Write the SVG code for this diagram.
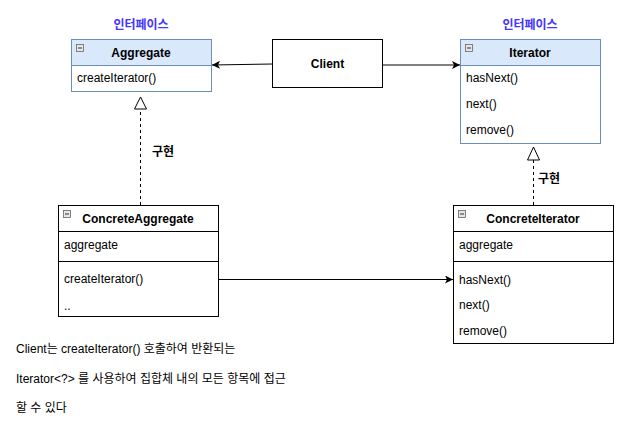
<svg xmlns="http://www.w3.org/2000/svg" width="622" height="422" viewBox="0 0 622 422">
<style>
text{font-family:"Liberation Sans","Noto Sans CJK KR",sans-serif;font-size:12px;fill:#000}
.b{font-weight:bold}
.lbl{font-weight:bold;fill:#4433ff}
.hdr{fill:#dae8fc;stroke:#6c8ebf;stroke-width:1}
.body{fill:#fff;stroke:#6c8ebf;stroke-width:1}
.box{fill:#fff;stroke:#000;stroke-width:1}
.ln{stroke:#000;stroke-width:1;fill:none}
.icon{fill:#e6e6e6;stroke:#666;stroke-width:0.8}
.edge{stroke:#000;stroke-width:1;fill:none}
.dash{stroke:#000;stroke-width:1;fill:none;stroke-dasharray:3 3}
</style>
<defs>
<marker id="arr" markerWidth="10" markerHeight="10" refX="8" refY="4" orient="auto" markerUnits="userSpaceOnUse">
<path d="M0,0 L8,4 L0,8 L2,4 Z" fill="#000"/>
</marker>
</defs>
<g id="label-agg"><text class="lbl" x="141" y="29" text-anchor="middle">인터페이스</text></g>
<g id="label-it"><text class="lbl" x="530" y="29" text-anchor="middle">인터페이스</text></g>
<g id="Aggregate">
<rect class="body" x="71.5" y="39.5" width="140" height="52"/>
<rect class="hdr" x="71.5" y="39.5" width="140" height="26"/>
<rect class="icon" x="76.5" y="44.5" width="7" height="7"/><line x1="78" y1="48" x2="82" y2="48" stroke="#333"/>
<text class="b" x="141" y="57" text-anchor="middle">Aggregate</text>
<text x="77" y="82">createIterator()</text>
</g>
<g id="Client">
<rect class="box" x="272.5" y="39.5" width="110" height="48"/>
<text class="b" x="327.5" y="68" text-anchor="middle">Client</text>
</g>
<g id="Iterator">
<rect class="body" x="460.5" y="39.5" width="140" height="104"/>
<rect class="hdr" x="460.5" y="39.5" width="140" height="26"/>
<rect class="icon" x="465.5" y="44.5" width="7" height="7"/><line x1="467" y1="48" x2="471" y2="48" stroke="#333"/>
<text class="b" x="530" y="57" text-anchor="middle">Iterator</text>
<text x="466" y="82">hasNext()</text>
<text x="466" y="108">next()</text>
<text x="466" y="134">remove()</text>
</g>
<g id="ConcreteAggregate">
<rect class="box" x="58.5" y="205.5" width="160" height="111"/>
<line class="ln" x1="58.5" y1="231.5" x2="218.5" y2="231.5"/>
<line class="ln" x1="58.5" y1="261.5" x2="218.5" y2="261.5"/>
<rect class="icon" x="63.5" y="210.5" width="7" height="7"/><line x1="65" y1="214" x2="69" y2="214" stroke="#333"/>
<text class="b" x="138" y="223" text-anchor="middle">ConcreteAggregate</text>
<text x="64" y="249">aggregate</text>
<text x="64" y="283">createIterator()</text>
<text x="64" y="310">..</text>
</g>
<g id="ConcreteIterator">
<rect class="box" x="453.5" y="205.5" width="160" height="138"/>
<line class="ln" x1="453.5" y1="231.5" x2="613.5" y2="231.5"/>
<line class="ln" x1="453.5" y1="261.5" x2="613.5" y2="261.5"/>
<rect class="icon" x="458.5" y="210.5" width="7" height="7"/><line x1="460" y1="214" x2="464" y2="214" stroke="#333"/>
<text class="b" x="533" y="223" text-anchor="middle">ConcreteIterator</text>
<text x="459" y="249">aggregate</text>
<text x="459" y="284">hasNext()</text>
<text x="459" y="309">next()</text>
<text x="459" y="335">remove()</text>
</g>
<g id="connectors">
<line class="edge" x1="272.5" y1="64" x2="212" y2="65" marker-end="url(#arr)"/>
<line class="edge" x1="382.5" y1="65" x2="460" y2="65" marker-end="url(#arr)"/>
<line class="edge" x1="218.5" y1="279.5" x2="453" y2="279.5" marker-end="url(#arr)"/>
<line class="dash" x1="140.5" y1="205" x2="140.5" y2="109"/>
<path d="M140.5,97 L134.5,109 L146.5,109 Z" fill="#fff" stroke="#000"/>
<line class="dash" x1="533.5" y1="205" x2="533.5" y2="160"/>
<path d="M533.5,147 L527.5,160 L539.5,160 Z" fill="#fff" stroke="#000"/>
<text class="b" x="152" y="156">구현</text>
<text class="b" x="538" y="183">구현</text>
</g>
<g id="note">
<text x="16" y="353">Client는 createIterator() 호출하여 반환되는</text>
<text x="16" y="383">Iterator&lt;?&gt; 를 사용하여 집합체 내의 모든 항목에 접근</text>
<text x="16" y="412">할 수 있다</text>
</g>
</svg>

+ + + + +

§ **Stated goal**
Take the listing and print it again exactly, but without any pictures.

§ **Result for this exercise**
Write the SVG code for this diagram.
<svg xmlns="http://www.w3.org/2000/svg" width="622" height="422" viewBox="0 0 622 422">
<style>
text{font-family:"Liberation Sans","Noto Sans CJK KR",sans-serif;font-size:12px;fill:#000}
.b{font-weight:bold}
.lbl{font-weight:bold;fill:#4433ff}
.hdr{fill:#dae8fc;stroke:#6c8ebf;stroke-width:1}
.body{fill:#fff;stroke:#6c8ebf;stroke-width:1}
.box{fill:#fff;stroke:#000;stroke-width:1}
.ln{stroke:#000;stroke-width:1;fill:none}
.icon{fill:#e6e6e6;stroke:#666;stroke-width:0.8}
.edge{stroke:#000;stroke-width:1;fill:none}
.dash{stroke:#000;stroke-width:1;fill:none;stroke-dasharray:3 3}
</style>
<defs>
<marker id="arr" markerWidth="10" markerHeight="10" refX="8" refY="4" orient="auto" markerUnits="userSpaceOnUse">
<path d="M0,0 L8,4 L0,8 L2,4 Z" fill="#000"/>
</marker>
</defs>
<g id="label-agg"><text class="lbl" x="141" y="29" text-anchor="middle">인터페이스</text></g>
<g id="label-it"><text class="lbl" x="530" y="29" text-anchor="middle">인터페이스</text></g>
<g id="Aggregate">
<rect class="body" x="71.5" y="39.5" width="140" height="52"/>
<rect class="hdr" x="71.5" y="39.5" width="140" height="26"/>
<rect class="icon" x="76.5" y="44.5" width="7" height="7"/><line x1="78" y1="48" x2="82" y2="48" stroke="#333"/>
<text class="b" x="141" y="57" text-anchor="middle">Aggregate</text>
<text x="77" y="82">createIterator()</text>
</g>
<g id="Client">
<rect class="box" x="272.5" y="39.5" width="110" height="48"/>
<text class="b" x="327.5" y="68" text-anchor="middle">Client</text>
</g>
<g id="Iterator">
<rect class="body" x="460.5" y="39.5" width="140" height="104"/>
<rect class="hdr" x="460.5" y="39.5" width="140" height="26"/>
<rect class="icon" x="465.5" y="44.5" width="7" height="7"/><line x1="467" y1="48" x2="471" y2="48" stroke="#333"/>
<text class="b" x="530" y="57" text-anchor="middle">Iterator</text>
<text x="466" y="82">hasNext()</text>
<text x="466" y="108">next()</text>
<text x="466" y="134">remove()</text>
</g>
<g id="ConcreteAggregate">
<rect class="box" x="58.5" y="205.5" width="160" height="111"/>
<line class="ln" x1="58.5" y1="231.5" x2="218.5" y2="231.5"/>
<line class="ln" x1="58.5" y1="261.5" x2="218.5" y2="261.5"/>
<rect class="icon" x="63.5" y="210.5" width="7" height="7"/><line x1="65" y1="214" x2="69" y2="214" stroke="#333"/>
<text class="b" x="138" y="223" text-anchor="middle">ConcreteAggregate</text>
<text x="64" y="249">aggregate</text>
<text x="64" y="283">createIterator()</text>
<text x="64" y="310">..</text>
</g>
<g id="ConcreteIterator">
<rect class="box" x="453.5" y="205.5" width="160" height="138"/>
<line class="ln" x1="453.5" y1="231.5" x2="613.5" y2="231.5"/>
<line class="ln" x1="453.5" y1="261.5" x2="613.5" y2="261.5"/>
<rect class="icon" x="458.5" y="210.5" width="7" height="7"/><line x1="460" y1="214" x2="464" y2="214" stroke="#333"/>
<text class="b" x="533" y="223" text-anchor="middle">ConcreteIterator</text>
<text x="459" y="249">aggregate</text>
<text x="459" y="284">hasNext()</text>
<text x="459" y="309">next()</text>
<text x="459" y="335">remove()</text>
</g>
<g id="connectors">
<line class="edge" x1="272.5" y1="64" x2="212" y2="65" marker-end="url(#arr)"/>
<line class="edge" x1="382.5" y1="65" x2="460" y2="65" marker-end="url(#arr)"/>
<line class="edge" x1="218.5" y1="279.5" x2="453" y2="279.5" marker-end="url(#arr)"/>
<line class="dash" x1="140.5" y1="205" x2="140.5" y2="109"/>
<path d="M140.5,97 L134.5,109 L146.5,109 Z" fill="#fff" stroke="#000"/>
<line class="dash" x1="533.5" y1="205" x2="533.5" y2="160"/>
<path d="M533.5,147 L527.5,160 L539.5,160 Z" fill="#fff" stroke="#000"/>
<text class="b" x="152" y="156">구현</text>
<text class="b" x="538" y="183">구현</text>
</g>
<g id="note">
<text x="16" y="353">Client는 createIterator() 호출하여 반환되는</text>
<text x="16" y="383">Iterator&lt;?&gt; 를 사용하여 집합체 내의 모든 항목에 접근</text>
<text x="16" y="412">할 수 있다</text>
</g>
</svg>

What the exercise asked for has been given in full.